João Tordo, O Deslumbre de Cecília Fluss
Em O Deslumbre de Cecília Fluss assiste-se a um jogo pautado por vários níveis ainda que de forma muito subtil, com o leitor a ser, por sua vez, lembrado da sua condição, através de um narrador que também o interpela, que lhe lembra que é ele o destinatário de uma narrativa construída para o indagar acerca da mortalidade e da condição humana, conjugando-se para isso o racional e a fantasia, sem que a fronteira entre um e outra esteja latente.
Através
das personagens do enredo explora-se a temática da solidão como ponto de
chegada, a evolução e decadência da condição humana, o amor como ponte entre o
prazer e a dor emocional. Assim, João Tordo pega na morte como catarse para
regressar ao início, a Matias, um
miúdo que é a transmutação dos narradores dos seus livros. Ele acaba por se tornar
um homem, sempre muito ansioso e com vontade de paz, algo que não consegue
alcançar, como quase toda a Humanidade aliás.

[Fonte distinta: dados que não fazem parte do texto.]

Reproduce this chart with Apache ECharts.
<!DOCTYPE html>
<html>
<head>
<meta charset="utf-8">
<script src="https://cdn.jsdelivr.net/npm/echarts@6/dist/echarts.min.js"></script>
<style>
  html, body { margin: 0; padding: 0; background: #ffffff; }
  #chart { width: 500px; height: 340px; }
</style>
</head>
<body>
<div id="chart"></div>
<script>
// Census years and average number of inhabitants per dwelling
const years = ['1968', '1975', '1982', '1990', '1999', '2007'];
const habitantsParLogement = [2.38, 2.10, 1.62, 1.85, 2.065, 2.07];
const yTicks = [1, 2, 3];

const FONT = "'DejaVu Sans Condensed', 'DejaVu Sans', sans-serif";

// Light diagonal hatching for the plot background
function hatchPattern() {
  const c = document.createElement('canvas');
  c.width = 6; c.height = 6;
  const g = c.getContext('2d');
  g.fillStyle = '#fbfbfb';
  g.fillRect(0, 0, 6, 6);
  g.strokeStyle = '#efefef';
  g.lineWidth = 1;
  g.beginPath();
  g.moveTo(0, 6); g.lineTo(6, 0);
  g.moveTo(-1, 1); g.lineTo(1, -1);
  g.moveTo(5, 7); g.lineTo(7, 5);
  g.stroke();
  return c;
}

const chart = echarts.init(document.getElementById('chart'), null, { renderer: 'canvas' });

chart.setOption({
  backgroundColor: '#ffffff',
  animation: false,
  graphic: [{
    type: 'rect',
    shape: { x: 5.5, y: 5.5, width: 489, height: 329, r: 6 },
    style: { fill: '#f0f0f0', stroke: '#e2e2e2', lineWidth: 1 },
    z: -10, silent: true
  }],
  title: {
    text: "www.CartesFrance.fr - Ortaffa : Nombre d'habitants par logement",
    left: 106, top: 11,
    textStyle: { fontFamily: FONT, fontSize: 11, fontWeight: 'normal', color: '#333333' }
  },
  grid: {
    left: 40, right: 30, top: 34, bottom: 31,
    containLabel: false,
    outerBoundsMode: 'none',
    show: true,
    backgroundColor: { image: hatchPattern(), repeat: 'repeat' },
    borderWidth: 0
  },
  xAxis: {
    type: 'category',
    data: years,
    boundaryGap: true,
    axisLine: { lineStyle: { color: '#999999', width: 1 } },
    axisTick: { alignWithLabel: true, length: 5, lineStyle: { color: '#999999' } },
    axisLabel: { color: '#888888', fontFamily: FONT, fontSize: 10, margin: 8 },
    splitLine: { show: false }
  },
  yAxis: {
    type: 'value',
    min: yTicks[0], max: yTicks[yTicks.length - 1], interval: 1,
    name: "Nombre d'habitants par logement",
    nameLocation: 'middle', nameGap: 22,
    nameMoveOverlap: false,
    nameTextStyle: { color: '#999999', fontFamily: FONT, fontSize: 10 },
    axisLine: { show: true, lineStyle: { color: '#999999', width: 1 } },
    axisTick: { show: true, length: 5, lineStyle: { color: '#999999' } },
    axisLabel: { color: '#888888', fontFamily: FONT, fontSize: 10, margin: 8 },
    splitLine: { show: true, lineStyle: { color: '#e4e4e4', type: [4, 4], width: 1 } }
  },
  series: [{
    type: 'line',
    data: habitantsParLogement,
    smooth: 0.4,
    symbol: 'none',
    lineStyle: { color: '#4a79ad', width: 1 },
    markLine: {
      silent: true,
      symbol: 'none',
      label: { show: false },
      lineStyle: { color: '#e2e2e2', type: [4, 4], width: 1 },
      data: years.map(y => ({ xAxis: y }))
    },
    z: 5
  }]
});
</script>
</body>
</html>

O verdadeiro suspense em O Deslumbre de Cecília Fluss não está na resolução de um enigma, mas no labirinto de emoções, crenças, sonhos e pesadelos de personagens bizarras que servem para discorrer sobre a morte, o medo, a doença, a angústia, a religião, a mitologia e o sofrimento enquanto potência de vida numa teia que obedece a um único princípio: seguir um homem — com letra minúscula ou maiúscula — em dor.
À
medida que ia lendo O deslumbre de
Cecilia Fluss, fiquei com a sensação que o autor podia
continuar a escrever esta estória para sempre porque, na verdade, nada acaba. Ela,
de facto, situa-se em lugar nenhum, mas em todos os sítios simultaneamente. A
busca não tem fim e a luta, a vida, ou o que se assemelha a ela, continuam. Há
lições importantes para todas as personagens, mas sobretudo para o leitor. De
uma forma muito geral fala-se de adolescência, amizade, amor, perda, medo,
solidão e demência. Mas isso são apenas os meios de transporte utilizados para
falar da vida e da condição humana - de que é que somos feitos? O
que é que nos magoa (e porquê)? O que é que procuramos? Esta obra é portanto um convite à auto-análise, à reflexão sobre o sentido das coisas e ao
apaziguamento do sofrimento que nunca parece terminar.
Com
este romance partilhei a dor e a
tentativa de fuga da realidade com Matias,
a solidão e o desapego com Elias, a
insatisfação e a desilusão com a Cecília
e um pouco de loucura com todos eles.